Why is React, a client side rendering framework, a popular choice for server side rendering?
React (and Vue, et al) was built with client side rendering in mind. It just does not seem to fit the server side rendering pattern.
What are the use cases? From my perspective, if your app is a rich web app with a lot of interactivity, you probably want CSR and don't benefit much from SSR.
If you have a content-centric site, or a site with some interactivity but not much, you want a static site generator, or SSR. But in that case, a template engine with some smaller client side libraries (jQuery or AlpineJS or idk what all is out there).
Using React SSR for all of these seems like the wrong tool. What am I missing?
I think you may be missing the concept of 'hydration'. A server side rendered app will deliver the pre rendered markup so that the client has something to immediately display while the framework continues to bootstrap in the background. It makes for much quicker and more efficient first loads, or 'time to first paint'. A SSR website will still be a CSR website after hydration completes.
In addition, many web crawlers are unable to execute JavaScript. So for many single page applications, or CSR as you call them, they appear as a blank screen to less sophisticated crawlers because the content is never loaded. This is an catastrophe for things like SEO. SSR fixes this issue by delivering the content without regard to JS execution for the initial load.

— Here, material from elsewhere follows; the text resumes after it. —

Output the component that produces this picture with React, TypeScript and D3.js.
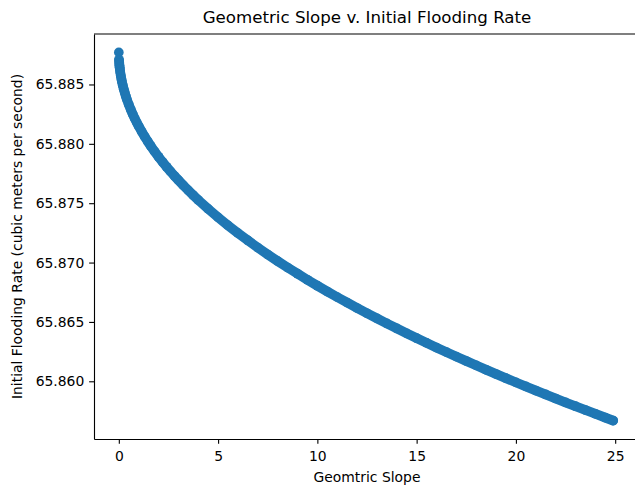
import { useEffect, useRef } from 'react';
import * as d3 from 'd3';

// geometric slope (x) and initial flooding rate (y)
const slope = [
  0, 0.01, 0.02, 0.03, 0.04, 0.05, 0.07, 0.1, 0.13, 0.16, 0.2, 0.25, 0.3, 0.35, 0.4,
  0.5, 0.6, 0.7, 0.8, 0.9, 1.0, 1.15, 1.3, 1.45, 1.6, 1.8, 2.0, 2.2, 2.4, 2.6, 2.8,
  3.0, 3.25, 3.5, 3.75, 4.0, 4.5, 5.0, 5.5, 6.0, 6.5, 7.0, 7.5, 8.0, 8.5, 9.0, 9.5,
  10, 10.5, 11, 11.5, 12, 12.5, 13, 13.5, 14, 14.5, 15, 15.5, 16, 16.5, 17, 17.5,
  18, 18.5, 19, 19.5, 20, 20.5, 21, 21.5, 22, 22.5, 23, 23.5, 24, 24.5, 24.9,
];
const floodRate = [
  65.8877, 65.88708, 65.88682, 65.88662, 65.88646, 65.88631, 65.88606, 65.88574,
  65.88546, 65.88521, 65.88492, 65.88459, 65.8843, 65.88402, 65.88377, 65.88331,
  65.88289, 65.8825, 65.88214, 65.88181, 65.88149, 65.88104, 65.88062, 65.88022,
  65.87984, 65.87936, 65.87891, 65.87848, 65.87807, 65.87768, 65.8773, 65.87694,
  65.8765, 65.87608, 65.87567, 65.87527, 65.87452, 65.87381, 65.87313, 65.87248,
  65.87186, 65.87126, 65.87068, 65.87012, 65.86958, 65.86906, 65.86855, 65.86805,
  65.86756, 65.86709, 65.86663, 65.86617, 65.86573, 65.8653, 65.86487, 65.86445,
  65.86404, 65.86363, 65.86324, 65.86284, 65.86246, 65.86208, 65.86171, 65.86134,
  65.86097, 65.86061, 65.86026, 65.85991, 65.85957, 65.85922, 65.85889, 65.85855,
  65.85822, 65.8579, 65.85758, 65.85726, 65.85694, 65.85669,
];
const xTicks = [0, 5, 10, 15, 20, 25];
const yTicks = [65.86, 65.865, 65.87, 65.875, 65.88, 65.885];

const App = () => {
  const ref = useRef<SVGSVGElement>(null);

  useEffect(() => {
    const width = 635;
    const height = 489;
    const margin = { top: 34, right: -5, bottom: 50, left: 94 };
    const font = 'DejaVu Sans, sans-serif';
    const color = '#1f77b4';

    const svg = d3.select(ref.current);
    svg.selectAll('*').remove();

    const data = slope.map((s, i) => ({ x: s, y: floodRate[i] }));

    const xScale = d3.scaleLinear()
      .domain([-1.25, 26.25])
      .range([margin.left, width - margin.right]);

    const [yMin, yMax] = d3.extent(floodRate) as [number, number];
    const pad = (yMax - yMin) * 0.05;
    const yScale = d3.scaleLinear()
      .domain([yMin - pad, yMax + pad])
      .range([height - margin.bottom, margin.top]);

    // points (a band underneath closes the gaps between markers,
    // the first point stays a separate dot as in the original)
    const line = d3.line<{ x: number; y: number }>()
      .x(d => xScale(d.x))
      .y(d => yScale(d.y));
    svg.append('path')
      .datum(data.slice(1))
      .attr('fill', 'none')
      .attr('stroke', color)
      .attr('stroke-width', 9.7)
      .attr('stroke-linecap', 'round')
      .attr('stroke-linejoin', 'round')
      .attr('d', line);

    svg.append('g')
      .selectAll('circle')
      .data(data)
      .join('circle')
      .attr('cx', d => xScale(d.x))
      .attr('cy', d => yScale(d.y))
      .attr('r', 4.86)
      .attr('fill', color);

    const xAxis = svg.append('g')
      .attr('transform', `translate(0,${height - margin.bottom})`)
      .call(d3.axisBottom(xScale).tickValues(xTicks).tickFormat(d3.format('d'))
        .tickSize(4.86).tickSizeOuter(0).tickPadding(4.86));
    xAxis.selectAll('text').attr('dy', '0.87em');

    const yAxis = svg.append('g')
      .attr('transform', `translate(${margin.left},0)`)
      .call(d3.axisLeft(yScale).tickValues(yTicks).tickFormat(d3.format('.3f'))
        .tickSize(4.86).tickSizeOuter(0).tickPadding(4.86));

    [xAxis, yAxis].forEach(ax => {
      ax.attr('font-family', font).attr('font-size', 13.9);
      ax.selectAll('line').attr('stroke', '#000').attr('stroke-width', 1.11);
      ax.selectAll('path').attr('stroke', '#000').attr('stroke-width', 1.11);
      ax.selectAll('text').attr('fill', '#000');
    });

    // top spine
    svg.append('line')
      .attr('x1', margin.left)
      .attr('x2', width - margin.right)
      .attr('y1', margin.top)
      .attr('y2', margin.top)
      .attr('stroke', '#000')
      .attr('stroke-width', 1.11);

    svg.append('text')
      .attr('x', (margin.left + width - margin.right) / 2)
      .attr('y', 23)
      .attr('text-anchor', 'middle')
      .attr('font-family', font)
      .attr('font-size', 16.67)
      .text('Geometric Slope v. Initial Flooding Rate');

    svg.append('text')
      .attr('x', (margin.left + width - margin.right) / 2)
      .attr('y', 482)
      .attr('text-anchor', 'middle')
      .attr('font-family', font)
      .attr('font-size', 13.9)
      .text('Geomtric Slope');

    svg.append('text')
      .attr('transform', `translate(21.5,${(margin.top + height - margin.bottom) / 2}) rotate(-90)`)
      .attr('text-anchor', 'middle')
      .attr('font-family', font)
      .attr('font-size', 13.9)
      .text('Initial Flooding Rate (cubic meters per second)');
  }, []);

  return (
    <svg
      ref={ref}
      width={635}
      height={489}
      style={{ position: 'absolute', left: 0, top: 0, background: '#fff' }}
    />
  );
};

export default App;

If SEO matters beyond a couple landing pages, I find it unlikely that you would be developing a rich web app with that much reactivity. You are more likely content focused, in which case a static site generator or simpler SSR frameworks are easier and fit the use case much better. Even from a performance perspective, why ship the entire react run time if you do not need it?
And on the other hand, if you are developing a rich web app with a lot of interactivity, then do you really need SEO beyond a couple (or one) landing pages? You should develop the web app in React CSR and build the landing pages as static sites to optimize SEO. That is a lot easier to me.
The biggest issue is flexibility. What if you don't know if a page is going to need SEO or rich client side functionality when you build it, but then it does later? Do you want to rewrite the page from scratch every time that happens? This is especially true when you're trying to maximize productivity for junior devs on a large team. Are all devs working on the site knowledgeable enough to make the static site vs CSR call correctly when they first start working on every new page? Wouldn't a "Use framework X and we'll figure that part out later" approach be easier for everyone?
Also, what about pages that need both SEO and rich client side functionality. You can choose to limit yourself to only one or the other on any given page, OR you could use hydration to have your cake and eat it too. Maybe react or vue isn't the right abstraction, but if we can come up with a strong enough abstraction, hydration is a really useful general purpose pattern.
I suppose I just cannot imagine a situation where a rich interactive web app needs SEO that is not solved by having a separate landing page (and such solution not being way better and less effort than alternatives).
React has enough flexibility to be added later on to a project and not take over the entire web page, but only the parts it manages. It can act as a separate island or series of connected islands. So if you start thinking you dont need react but then later decide you want to add it to your non-react site, it should still be easily doable.
There are many scenarios you'd want seo and a csr. Let's say you want a media player. Tons of interactivity, and lots of content. A landing page isn't going to cut it.
But that's the beauty of a framework like nuxt or next - you don't have to choose. You can have your cake and eat it too so to speak.